#### [WHAT IS ASKED]
Copy the data exactly; pictures stay out of the copy.

......

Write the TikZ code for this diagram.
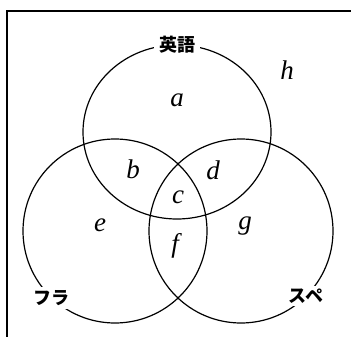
\documentclass[tikz,border=0pt]{standalone}
\usepackage{fontspec}
\setmainfont{Liberation Serif}
\newfontfamily\jp{Noto Sans CJK JP}
\tikzset{
  frameline/.style={line width=1.3pt},
  ring/.style={line width=1.2pt},
  setlabel/.style={fill=white, inner xsep=5pt, inner ysep=3pt, font=\jp\bfseries\fontsize{18}{18}\selectfont},
  region/.style={inner sep=0pt, font=\itshape\fontsize{27}{27}\selectfont}
}
\begin{document}
\begin{tikzpicture}[x=1pt,y=-1pt]
\useasboundingbox (0,0) rectangle (351,337);
\coordinate (fr1) at (351,11);
\coordinate (fr2) at (7,11);
\coordinate (fr3) at (7,337);
\draw[frameline] (fr1) -- (fr2) -- (fr3);
\coordinate (ce) at (177,132);
\coordinate (cf) at (115,231);
\coordinate (cs) at (241,231);
\draw[ring] (ce) ellipse [x radius=94, y radius=87];
\draw[ring] (cf) circle [radius=92];
\draw[ring] (cs) circle [radius=92];
\node[setlabel] (le) at (177,45) {英語};
\node[setlabel] (lf) at (52,298) {フラ};
\node[setlabel] (ls) at (306,296) {スペ};
\node[region] (ra) at (177,100) {a};
\node[region] (rh) at (287,70) {h};
\node[region] (rb) at (133,169) {b};
\node[region] (rd) at (213,170) {d};
\node[region] (rc) at (178,197) {c};
\node[region] (re) at (100,225) {e};
\node[region] (rg) at (245,226) {g};
\node[region] (rf) at (175,246) {f};
\end{tikzpicture}
\end{document}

......

#### [ANSWER TO THE PROBLEM]
Write the TikZ code for this diagram.
\documentclass[tikz,border=0pt]{standalone}
\usepackage{fontspec}
\setmainfont{Liberation Serif}
\newfontfamily\jp{Noto Sans CJK JP}
\tikzset{
  frameline/.style={line width=1.3pt},
  ring/.style={line width=1.2pt},
  setlabel/.style={fill=white, inner xsep=5pt, inner ysep=3pt, font=\jp\bfseries\fontsize{18}{18}\selectfont},
  region/.style={inner sep=0pt, font=\itshape\fontsize{27}{27}\selectfont}
}
\begin{document}
\begin{tikzpicture}[x=1pt,y=-1pt]
\useasboundingbox (0,0) rectangle (351,337);
\coordinate (fr1) at (351,11);
\coordinate (fr2) at (7,11);
\coordinate (fr3) at (7,337);
\draw[frameline] (fr1) -- (fr2) -- (fr3);
\coordinate (ce) at (177,132);
\coordinate (cf) at (115,231);
\coordinate (cs) at (241,231);
\draw[ring] (ce) ellipse [x radius=94, y radius=87];
\draw[ring] (cf) circle [radius=92];
\draw[ring] (cs) circle [radius=92];
\node[setlabel] (le) at (177,45) {英語};
\node[setlabel] (lf) at (52,298) {フラ};
\node[setlabel] (ls) at (306,296) {スペ};
\node[region] (ra) at (177,100) {a};
\node[region] (rh) at (287,70) {h};
\node[region] (rb) at (133,169) {b};
\node[region] (rd) at (213,170) {d};
\node[region] (rc) at (178,197) {c};
\node[region] (re) at (100,225) {e};
\node[region] (rg) at (245,226) {g};
\node[region] (rf) at (175,246) {f};
\end{tikzpicture}
\end{document}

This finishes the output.